In environments where the system is diverse and request patterns fluctuate often, dynamic load balancing algorithms prove more efficient. These algorithms define request distribution rules based on the system’s state before and during operation, adjusting distribution in real-time based on continuous system health monitoring.
Least Connection
In this approach, the load balancer identifies the server with the fewest open connections at the time of a client’s request and directs the request to it. Similar to Round Robin, this method assumes all servers have identical performance capabilities.
Weighted Least Connection
A refinement of the Least Connection algorithm, this method allocates weights to servers according to their priority or capacity. Servers given higher weights are tasked with handling a greater volume of requests than those assigned lower weights. For example, if all servers have the same number of connections, the server with the highest weight is selected, enabling more efficient request distribution based on server capabilities.
Least Response Time
This algorithm selects the fastest server by analyzing both its response time and the number of active connections. This ensures all client requests are processed with minimal delay.
Resource-Based
Each server in the pool runs software known as an agent, which collects real-time data about the server’s load based on CPU and available memory. The agent sends this information to the load balancer, which then determines the most capable server to process the client's request and routes it to that server.

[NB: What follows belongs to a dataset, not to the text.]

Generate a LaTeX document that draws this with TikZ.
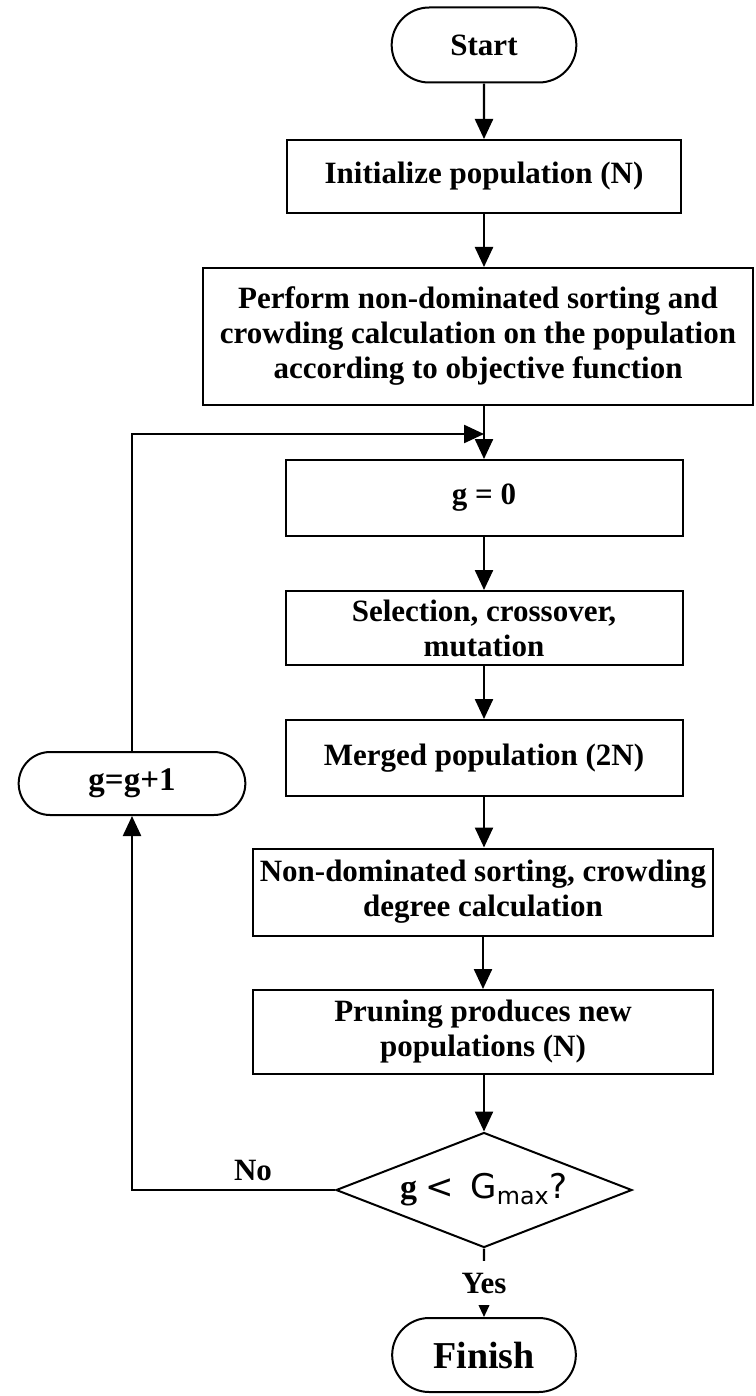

Load balancing is a fundamental component in designing modern digital systems, playing a vital role in enhancing performance and ensuring a seamless user experience. By leveraging load balancers and their diverse algorithms—whether static or dynamic—businesses can efficiently distribute requests across servers, whether within a single data center or across multiple geographical locations.
Intelligent request distribution not only reduces pressure on resources but also enhances system resilience and adaptability to changes.